Alumni Profiles:
Stanley Felsinger ’66
George Whipple 3d ’77
Ken Tamashiro ’76
Jonathan Blank ’86 and Barclay Powers ’86
Roya Babanoury ’92

Washington Chef Pleases Alumni Palates

What makes a professional chef knock himself out on his day off to prepare a free gourmet dinner for 20 alumni? And what makes him do this several Saturdays a year?

 For Ken Tamashiro '76, it's the example set by retired history Professor James Shenton '49, who used to treat students in his senior seminar to elegant restaurant dinners at the end of every semester.

 "That gesture of Shenton's is one of the reasons for the dinners I have," says Tamashiro, who has trained in some of France's finest restaurants and runs an executive dining room at the Federal National Mortgage Administration. 

Not only did the Shenton dinners add to Tamashiro's then-growing interest in fine cuisine, they also made him want to give back, somehow, to Alma Mater. So a few years ago, Tamashiro started hosting Washington D.C.'s Columbia Dinner Group several times a year. Tamashiro hosted his 19th dinner on Saturday, December 19, with a 1940s theme that included Big Band music, Rodgers and Hammerstein show tunes and period dancing.

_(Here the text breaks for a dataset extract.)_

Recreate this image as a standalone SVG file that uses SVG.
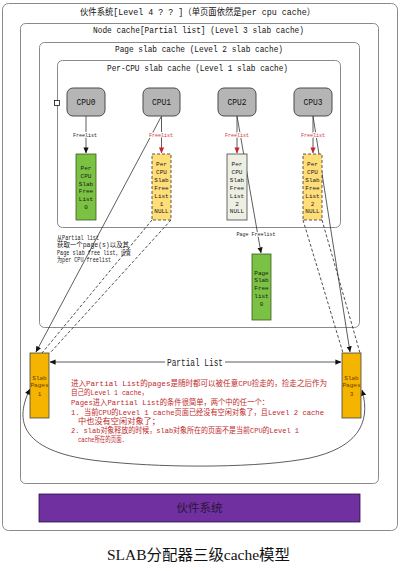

"By offering this as a free meal I realized I could on the one hand do my part to contribute to the Columbia alumni network, but that I was also helping people--especially recent graduates--who maybe couldn't afford one of these meals if it was served in a restaurant," he says.
 

Ken Tamashiro '76
PHOTO: SEVA RASKIN
Anyone in the nation's capital with a Columbia connection who's lucky enough to meet Tamashiro is likely to receive an invitation. One recent dinner featured about 20 people--several men and women from various classes, and a healthy sprinkling of folks from the various graduate and professional schools. Some of the people had never even met Tamashiro; he'd picked their names from an alumni directory and summoned them with a letter urging them to come for "lively conversation and a sampling of my labor as a working chef and culinary historian."
 
The delicacies Tamashiro serves his alumni guests make them fully aware of how lucky they are. One menu featured a savory pumpkin soup followed by a rosemary-laced boeuf bourgignon served with hearty red wines. The desert selection always includes some kind of cheesecake, a bow to the various ethnic cheesecakes Shenton brought to his senior seminars for the students' enjoyment.
 
Tamashiro started off hosting about eight people in his small apartment on New Hampshire Avenue in downtown Washington.
 
"Everyone was always amazed at the quantity of the food and the quality of the food, and all of this coming out of a kitchen that two people could barely fit in," says Paul Chaconas '77, who has been on the guest list since the early days. As the guest list grew, Tamashiro started using his apartment building's spacious party room and kitchen. But he still does most of the cooking in his own tiny kitchen, without showing signs of stress.
 
"The man obviously enjoys what he's doing," Chaconas says.
 
Tamashiro says Columbia gave birth to his two passions--history and cooking. He came to love history by studying with Shenton. He started to enjoy cooking when he opted out of the John Jay meal plan and had to rely instead on a hot plate in his Carman dorm room. These days, he dreams of opening a cooking school in Hawaii and talks of working with Shenton on updating a 1970s cookbook about ethnic cuisine in America.
 
But for now, there are pleasant evenings in store for alumni in the D.C. area.
 
"The good news or the bad news," Tamashiro says, "is that the latest alumni directory has more than doubled my potential guest list."